▶ **STORED DATA**

:::

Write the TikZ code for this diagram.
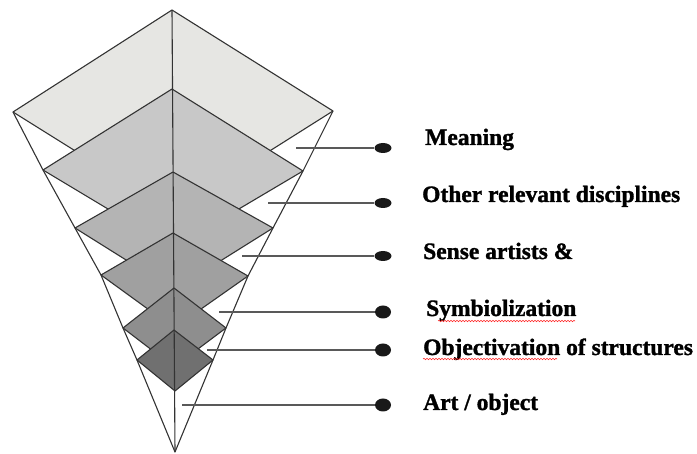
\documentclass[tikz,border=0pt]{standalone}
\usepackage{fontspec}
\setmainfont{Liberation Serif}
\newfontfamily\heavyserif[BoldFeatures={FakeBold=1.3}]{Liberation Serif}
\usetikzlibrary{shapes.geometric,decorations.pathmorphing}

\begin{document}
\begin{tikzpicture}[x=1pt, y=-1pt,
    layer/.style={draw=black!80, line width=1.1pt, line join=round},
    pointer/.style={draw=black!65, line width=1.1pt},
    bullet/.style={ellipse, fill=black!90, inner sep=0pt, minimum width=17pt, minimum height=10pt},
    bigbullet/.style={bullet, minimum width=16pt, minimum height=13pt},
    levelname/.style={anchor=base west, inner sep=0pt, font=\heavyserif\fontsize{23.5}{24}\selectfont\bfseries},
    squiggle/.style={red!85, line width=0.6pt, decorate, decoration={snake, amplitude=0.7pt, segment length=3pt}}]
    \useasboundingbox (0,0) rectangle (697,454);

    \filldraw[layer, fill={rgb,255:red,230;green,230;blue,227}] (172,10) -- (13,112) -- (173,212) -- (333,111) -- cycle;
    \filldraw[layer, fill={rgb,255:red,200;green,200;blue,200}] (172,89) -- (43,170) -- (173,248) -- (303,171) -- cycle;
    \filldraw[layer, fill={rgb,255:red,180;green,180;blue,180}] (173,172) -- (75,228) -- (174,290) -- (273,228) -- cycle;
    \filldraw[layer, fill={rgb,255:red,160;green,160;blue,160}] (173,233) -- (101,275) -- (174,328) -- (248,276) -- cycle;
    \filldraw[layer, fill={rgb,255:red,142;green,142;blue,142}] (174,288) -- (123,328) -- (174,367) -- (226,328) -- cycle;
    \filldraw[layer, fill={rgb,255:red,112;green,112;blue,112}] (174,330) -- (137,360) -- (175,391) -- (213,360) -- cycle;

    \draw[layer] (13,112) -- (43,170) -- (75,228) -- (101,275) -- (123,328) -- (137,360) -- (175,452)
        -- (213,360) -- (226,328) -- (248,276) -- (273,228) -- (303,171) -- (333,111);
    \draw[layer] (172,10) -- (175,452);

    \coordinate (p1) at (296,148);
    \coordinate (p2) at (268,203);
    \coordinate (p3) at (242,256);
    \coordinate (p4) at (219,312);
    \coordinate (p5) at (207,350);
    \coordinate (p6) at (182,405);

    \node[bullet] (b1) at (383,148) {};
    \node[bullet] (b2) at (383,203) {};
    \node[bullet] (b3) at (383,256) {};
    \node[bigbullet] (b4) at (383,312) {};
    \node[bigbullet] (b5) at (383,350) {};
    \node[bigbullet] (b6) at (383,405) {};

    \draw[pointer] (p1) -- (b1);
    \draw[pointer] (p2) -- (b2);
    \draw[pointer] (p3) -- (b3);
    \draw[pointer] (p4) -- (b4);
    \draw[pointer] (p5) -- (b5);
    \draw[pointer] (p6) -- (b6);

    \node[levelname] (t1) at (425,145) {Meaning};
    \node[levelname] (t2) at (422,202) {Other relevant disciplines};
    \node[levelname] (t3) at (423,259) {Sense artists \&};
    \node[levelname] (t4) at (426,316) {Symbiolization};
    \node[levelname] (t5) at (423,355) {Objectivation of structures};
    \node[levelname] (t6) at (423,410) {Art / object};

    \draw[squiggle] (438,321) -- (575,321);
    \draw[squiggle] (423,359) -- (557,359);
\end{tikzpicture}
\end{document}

:::

▶ **SHORT PROBLEM**
Take the listing above and print it exactly, apart from the pictures.

▶ **SOLVED PROBLEM**
Write the TikZ code for this diagram.
\documentclass[tikz,border=0pt]{standalone}
\usepackage{fontspec}
\setmainfont{Liberation Serif}
\newfontfamily\heavyserif[BoldFeatures={FakeBold=1.3}]{Liberation Serif}
\usetikzlibrary{shapes.geometric,decorations.pathmorphing}

\begin{document}
\begin{tikzpicture}[x=1pt, y=-1pt,
    layer/.style={draw=black!80, line width=1.1pt, line join=round},
    pointer/.style={draw=black!65, line width=1.1pt},
    bullet/.style={ellipse, fill=black!90, inner sep=0pt, minimum width=17pt, minimum height=10pt},
    bigbullet/.style={bullet, minimum width=16pt, minimum height=13pt},
    levelname/.style={anchor=base west, inner sep=0pt, font=\heavyserif\fontsize{23.5}{24}\selectfont\bfseries},
    squiggle/.style={red!85, line width=0.6pt, decorate, decoration={snake, amplitude=0.7pt, segment length=3pt}}]
    \useasboundingbox (0,0) rectangle (697,454);

    \filldraw[layer, fill={rgb,255:red,230;green,230;blue,227}] (172,10) -- (13,112) -- (173,212) -- (333,111) -- cycle;
    \filldraw[layer, fill={rgb,255:red,200;green,200;blue,200}] (172,89) -- (43,170) -- (173,248) -- (303,171) -- cycle;
    \filldraw[layer, fill={rgb,255:red,180;green,180;blue,180}] (173,172) -- (75,228) -- (174,290) -- (273,228) -- cycle;
    \filldraw[layer, fill={rgb,255:red,160;green,160;blue,160}] (173,233) -- (101,275) -- (174,328) -- (248,276) -- cycle;
    \filldraw[layer, fill={rgb,255:red,142;green,142;blue,142}] (174,288) -- (123,328) -- (174,367) -- (226,328) -- cycle;
    \filldraw[layer, fill={rgb,255:red,112;green,112;blue,112}] (174,330) -- (137,360) -- (175,391) -- (213,360) -- cycle;

    \draw[layer] (13,112) -- (43,170) -- (75,228) -- (101,275) -- (123,328) -- (137,360) -- (175,452)
        -- (213,360) -- (226,328) -- (248,276) -- (273,228) -- (303,171) -- (333,111);
    \draw[layer] (172,10) -- (175,452);

    \coordinate (p1) at (296,148);
    \coordinate (p2) at (268,203);
    \coordinate (p3) at (242,256);
    \coordinate (p4) at (219,312);
    \coordinate (p5) at (207,350);
    \coordinate (p6) at (182,405);

    \node[bullet] (b1) at (383,148) {};
    \node[bullet] (b2) at (383,203) {};
    \node[bullet] (b3) at (383,256) {};
    \node[bigbullet] (b4) at (383,312) {};
    \node[bigbullet] (b5) at (383,350) {};
    \node[bigbullet] (b6) at (383,405) {};

    \draw[pointer] (p1) -- (b1);
    \draw[pointer] (p2) -- (b2);
    \draw[pointer] (p3) -- (b3);
    \draw[pointer] (p4) -- (b4);
    \draw[pointer] (p5) -- (b5);
    \draw[pointer] (p6) -- (b6);

    \node[levelname] (t1) at (425,145) {Meaning};
    \node[levelname] (t2) at (422,202) {Other relevant disciplines};
    \node[levelname] (t3) at (423,259) {Sense artists \&};
    \node[levelname] (t4) at (426,316) {Symbiolization};
    \node[levelname] (t5) at (423,355) {Objectivation of structures};
    \node[levelname] (t6) at (423,410) {Art / object};

    \draw[squiggle] (438,321) -- (575,321);
    \draw[squiggle] (423,359) -- (557,359);
\end{tikzpicture}
\end{document}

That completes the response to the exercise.